"I learned something strange. When you run, you run backwards, you never reach the future. The past runs faster than you and waits for you to reach it. You have to walk out of danger, out of the past. Because you look back when you run, but you look to the future when you walk."[loc. 1737]
Reread: I absolutely adored this novel when I first read it, but haven't revisited it for years. Having recently read Kingfisher -- which reminded me of Fool's Run in its mythic resonance and its relatively sparse imagery -- I wanted to reread this and see if my memory had become rose-tinted.
As usual with rereads, it was interesting to see what I remembered and what I didn't. Last time around, I think I was more focussed on the band and the romance: this time, I found the story of Jase -- unwilling King of an Underworld which is actually an orbitting penal colony -- fascinating.
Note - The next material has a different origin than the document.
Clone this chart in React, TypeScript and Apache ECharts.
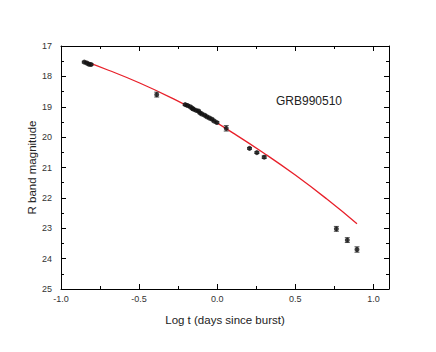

The echoes and distortions of the Orpheus myth are still impressively intricate, and critical of the source: the future, with its First World Government and its Sectors and music from all eras, seems much further away than it did in the Eighties.
Irritatingly, this ebook publication has a problem with typos: specifically, the word 'colour'. We have 'the brilliant colourcoloured lights'[loc. 807], 'a pair of colourrose-coloured cube-sticks' [loc. 1316], the 'colourcolourless or of all colours' [loc. 2198]. And this is, as usual with McKillip, a book full of colour: gold, rose, amethyst ... even Viridian, the surname of the woman whose quest for more light affected so many of the characters.
I wish McKillip wrote SF more often.